[sdiy] Filter topology: n-order == n-poles?

Eric Brombaugh ebrombaugh at earthlink.net
Fri Jan 19 17:41:49 CET 2007


Amos wrote:
> Filter users typically refer to a
> filter's number of poles, where each pole seems to add -6dB/Octave to
> the cutoff slope.  Filter designers and mathematical types tend to
> refer to the "order" of the filter, e.g. "2 cascaded, buffered
> 1st-order sections" in the Korg MS filters.  Is a 2-pole filter
> necessarily a 2nd-order filter, or is the relationship more
> complicated? 

In general, yes.

Linear filters can be mathematically described by equations of the form

F(s) = B(s) / A(s)

where B and A are polynomial equations, like this

A(s) = a0 + a1*s + a2*s^2 + ... an*s^n

These equations can be factored out like this

A(s) = (s + r0)*(s + r1)*(s + r2)...(s + rn)

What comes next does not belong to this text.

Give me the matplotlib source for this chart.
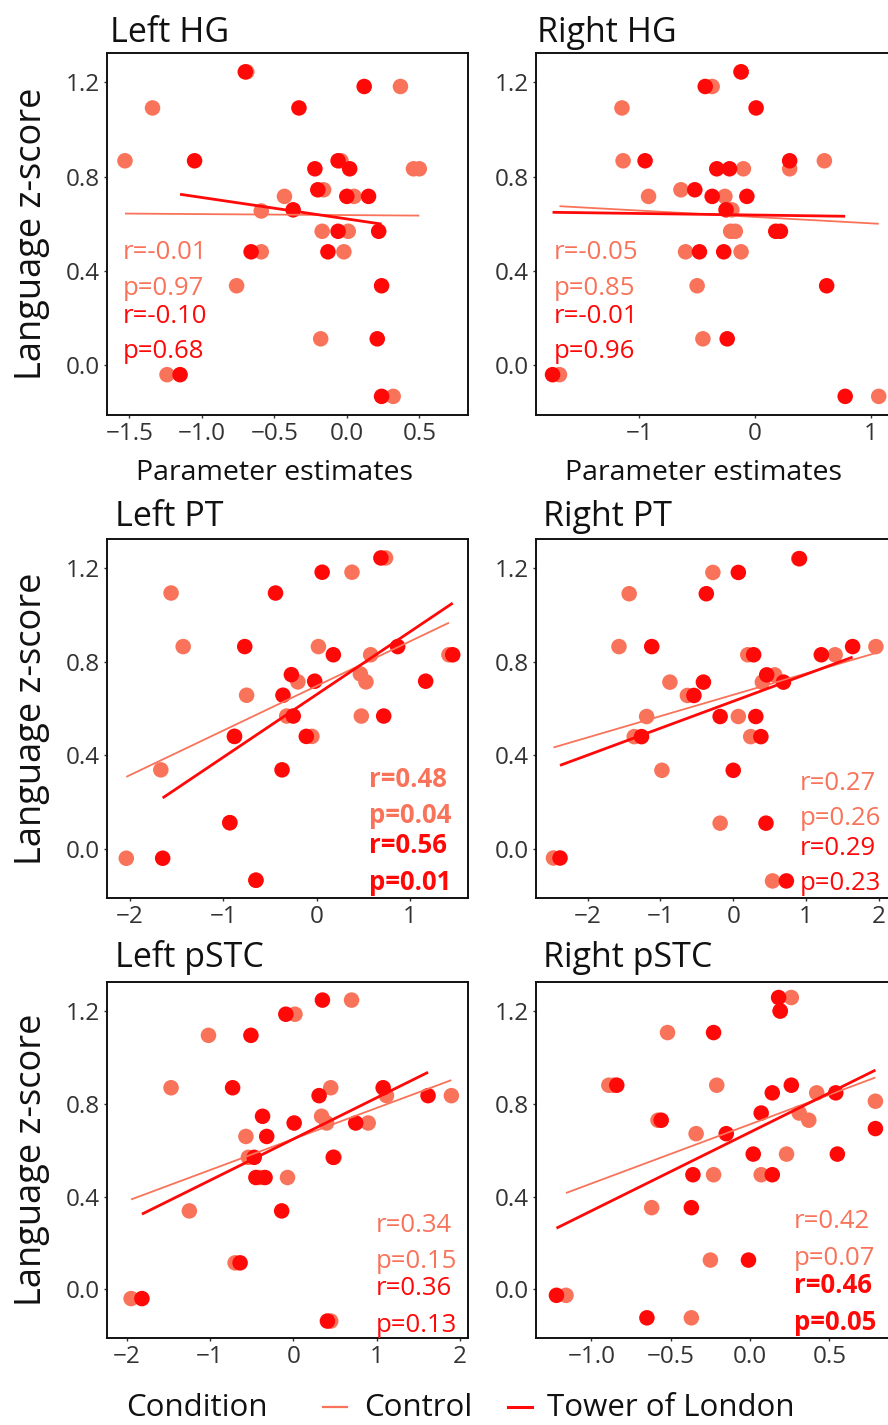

The roots of these polynomials are the places where A(s) and B(s) have a 
value of 0. Roots of A are called 'poles' because A is in the 
denominator of the F(s) equation and cause it to go to infinity (think 
of tent poles 'holding up' the surface of the equation). Roots of B(s) 
are called zeros because B is the numerator of F(s) and cause it to go 
to zero.

Typically a polynomial of order N will have N roots, so usually the 
number of poles and the order are the same.